Aggregating Data with Functions
In SQL, aggregate functions are used to perform mathematical operations on a group of rows and return a single value. The most commonly used aggregate functions are SUM(), AVG(), COUNT(), MAX(), and MIN(). In this article, we will discuss how to use these functions along with the GROUP BY clause to aggregate data in SQL.
Let’s consider the same sales data example used before. We can use the SUM() function to calculate the total sales.
SELECT SUM(sales) as total_sales FROM sales_table;
In the above query, the SUM()
function is used to calculate the total sales of all the products.
Now, if we want to see the total sales for each product, we can use the GROUP BY clause with the SUM() function.
SELECT product, SUM(sales) as total_sales FROM sales_table GROUP BY product;
In the query above, we grouped the data by product and calculated the total sales for each product using the SUM() function.
We can also use aggregate functions with the HAVING clause to filter the data based on specific conditions. For example, we can use the AVG() function to calculate the average sales by store and only return the stores where the average sales are greater than 500.
SELECT store, AVG(sales) as avg_sales FROM sales_table GROUP BY store HAVING AVG(sales) > 500;
In the above query, the AVG()
function is used to calculate the average sales for each store, and the HAVING clause is used to filter out only the stores where the average sales are greater than 500.
To summarize, aggregate functions are used to perform mathematical operations on a group of rows and return a single value. They can be used with the GROUP BY and HAVING clauses to aggregate and filter data in SQL.
Using Multiple Clauses Together
The SQL GROUP BY, HAVING, and other aggregate functions can be used together to perform complex analysis on large datasets. By combining these clauses, you can filter, group, and aggregate data by multiple columns, which can give you a more comprehensive view of the data.
Let’s take an example where we want to find the products that were sold in more than one store, along with the total sales for each product. We can use GROUP BY along with HAVING to filter the data and SUM() function to get the total sales.
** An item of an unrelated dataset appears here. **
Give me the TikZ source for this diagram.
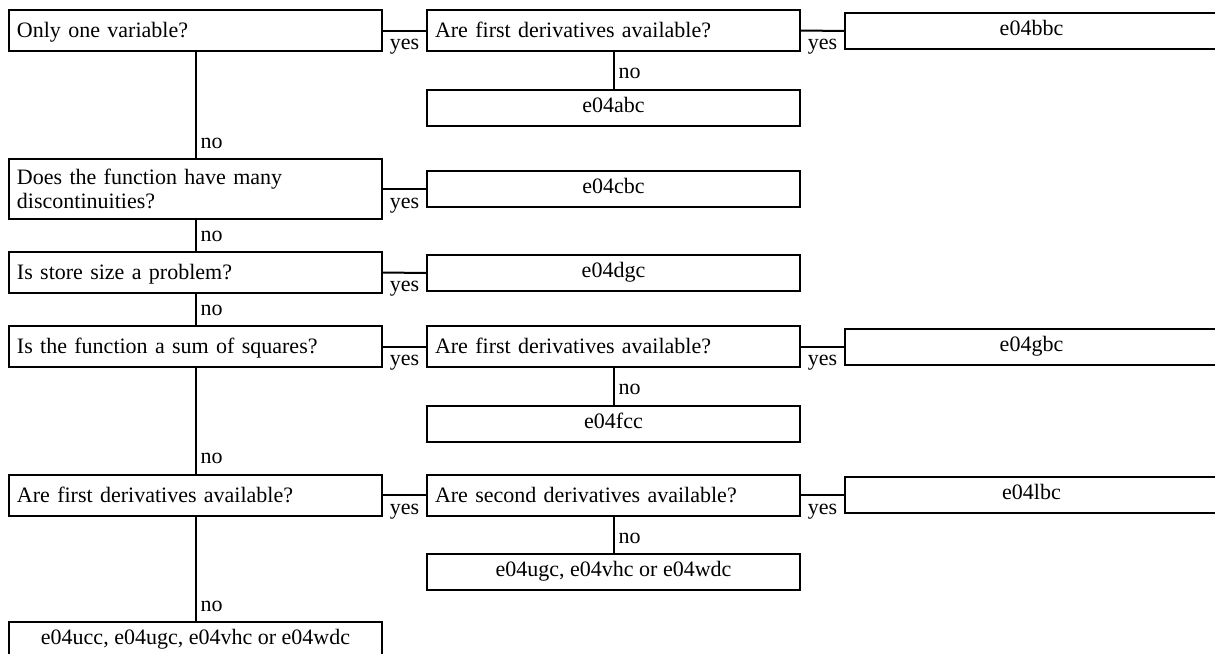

SELECT product, SUM(sales) as total_sales, COUNT(DISTINCT store) as num_stores
FROM sales_table
GROUP BY product
HAVING COUNT(DISTINCT store) > 1;
In the above query, we first grouped the data by product and calculated the SUM()
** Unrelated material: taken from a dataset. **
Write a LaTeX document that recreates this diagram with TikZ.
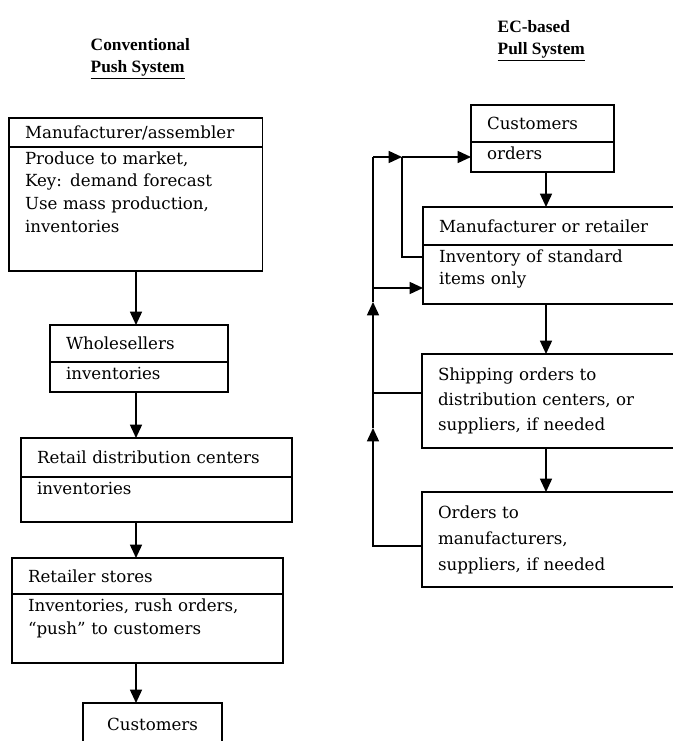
\documentclass[tikz,border=0pt]{standalone}
\usepackage{fontspec}
\setmainfont{DejaVu Serif}
\newfontfamily\titlefamily{Liberation Serif}
\usetikzlibrary{positioning,arrows.meta}

\begin{document}
\begin{tikzpicture}[x=0.75pt,y=-0.75pt,line width=1.1pt,>={Triangle[length=10pt,width=9pt]},
  head/.style={draw,anchor=north west,align=left,outer sep=0pt,inner xsep=12pt,inner ysep=3pt,font=\fontsize{12.5}{17}\selectfont},
  body/.style={draw,align=left,outer sep=0pt,inner xsep=12pt,inner ysep=3pt,text height=10pt,font=\fontsize{12.5}{17}\selectfont},
  title/.style={anchor=west,inner xsep=0pt,font=\titlefamily\bfseries\fontsize{13}{15}\selectfont}]
\useasboundingbox (0,0) rectangle (672,741);

% push system
\node[title] (push1) at (90,45) {Conventional};
\node[title] (push2) at (90,70) {\underline{Push System}};

\node[head,text width=166pt,minimum height=21.75pt] (maker) at (9,118) {Manufacturer/assembler};
\node[body,below=0pt of maker,text width=166pt,text depth=77pt] (makerb) {Produce to market,\\Key: demand forecast\\Use mass production,\\inventories};
\node[head,text width=109.5pt,minimum height=27.75pt] (whole) at (50,325) {Wholesellers};
\node[body,below=0pt of whole,text width=109.5pt,text depth=6.5pt] (wholeb) {inventories};
\node[head,text width=179.25pt,minimum height=29.25pt] (retail) at (21,438) {Retail distribution centers};
\node[body,below=0pt of retail,text width=179.25pt,text depth=17.75pt] (retailb) {inventories};
\node[head,text width=179.25pt,minimum height=27pt] (store) at (12,558) {Retailer stores};
\node[body,below=0pt of store,text width=179.25pt,text depth=35.75pt] (storeb) {Inventories, rush orders,\\“push” to customers};
\node[head,align=center,text width=80.25pt,minimum height=32pt] (cust) at (83,703) {Customers};

\coordinate (colL) at (136,0);
\draw[->] (makerb.south -| colL) -- (whole.north -| colL);
\draw[->] (wholeb.south -| colL) -- (retail.north -| colL);
\draw[->] (retailb.south -| colL) -- (store.north -| colL);
\draw[->] (storeb.south -| colL) -- (cust.north -| colL);

% pull system
\node[title] (pull1) at (497,27) {EC-based};
\node[title] (pull2) at (497,52) {\underline{Pull System}};

\node[head,text width=83.25pt,minimum height=27.75pt] (order) at (471,105) {Customers};
\node[body,below=0pt of order,text width=83.25pt,text depth=6.5pt] (orderb) {orders};
\node[head,text width=183.75pt,minimum height=28.5pt] (retailer) at (423,207) {Manufacturer or retailer};
\node[body,below=0pt of retailer,text width=183.75pt,text depth=28.25pt] (retailerb) {Inventory of standard\\items only};
\node[head,text width=184.5pt,minimum height=70.5pt,font=\fontsize{12.5}{19}\selectfont] (ship) at (422,354) {Shipping orders to\\distribution centers, or\\suppliers, if needed};
\node[head,text width=184.5pt,minimum height=71.25pt,font=\fontsize{12.5}{19.5}\selectfont] (supply) at (422,492) {Orders to\\manufacturers,\\suppliers, if needed};

\coordinate (colR) at (546,0);
\draw[->] (orderb.south -| colR) -- (retailer.north -| colR);
\draw[->] (retailerb.south -| colR) -- (ship.north -| colR);
\draw[->] (ship.south -| colR) -- (supply.north -| colR);

% feedback loop
\coordinate (loopL) at (373,157);
\coordinate (loopJ) at (402,157);
\coordinate (upLow) at (373,428);
\coordinate (upHigh) at (373,302);
\coordinate (retailerIn) at ([yshift=12pt]retailerb.south west);
\coordinate (retailerOut) at ([yshift=-9pt]retailerb.north west);
\coordinate (shipOut) at ([yshift=6pt]ship.west);
\draw[->] ([yshift=-5pt]supply.west) -| (upLow);
\draw[->] (upLow) -- (upHigh);
\draw (upHigh) -- (loopL);
\draw[->] (loopL) -- (loopJ);
\draw[->] (loopJ) -- (loopJ -| orderb.west);
\draw[->] (loopL |- retailerIn) -- (retailerIn);
\draw (retailerOut) -| (loopJ);
\draw (shipOut) -- (shipOut -| loopL);
\end{tikzpicture}
\end{document}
of sales for each product. Then, we used the COUNT(DISTINCT store)
function to calculate the number of stores that sold the product. Finally, we used the HAVING
clause to filter out only those products that were sold in more than one store.
We can also use multiple aggregate functions together in a query. Let’s take an example where we want to see the average and maximum sales for each product category.
SELECT category, AVG(sales) as avg_sales, MAX(sales) as max_sales FROM product_table GROUP BY category;
In the above query, we grouped the data by category and used the AVG()
and MAX()
functions to calculate the average and maximum sales for each category, respectively.
To summarize, by using multiple clauses together, we can perform more complex analyses on large datasets in SQL. However, it’s essential to be cautious and not overuse these clauses, which can result in slower query performance.
Summary
In this article, we discussed the SQL Server GROUP BY and HAVING clauses and how they can be used with aggregate functions to retrieve valuable insights from large datasets. We explained the concepts of group by, filtering data with the having clause, aggregating data with functions, and using multiple clauses together. By the end of this article, readers should have a good understanding of how to utilize these clauses in their SQL queries to make the most of their data. My personal advice is to use these clauses judiciously and not overdo them, which can lead to slow query performance.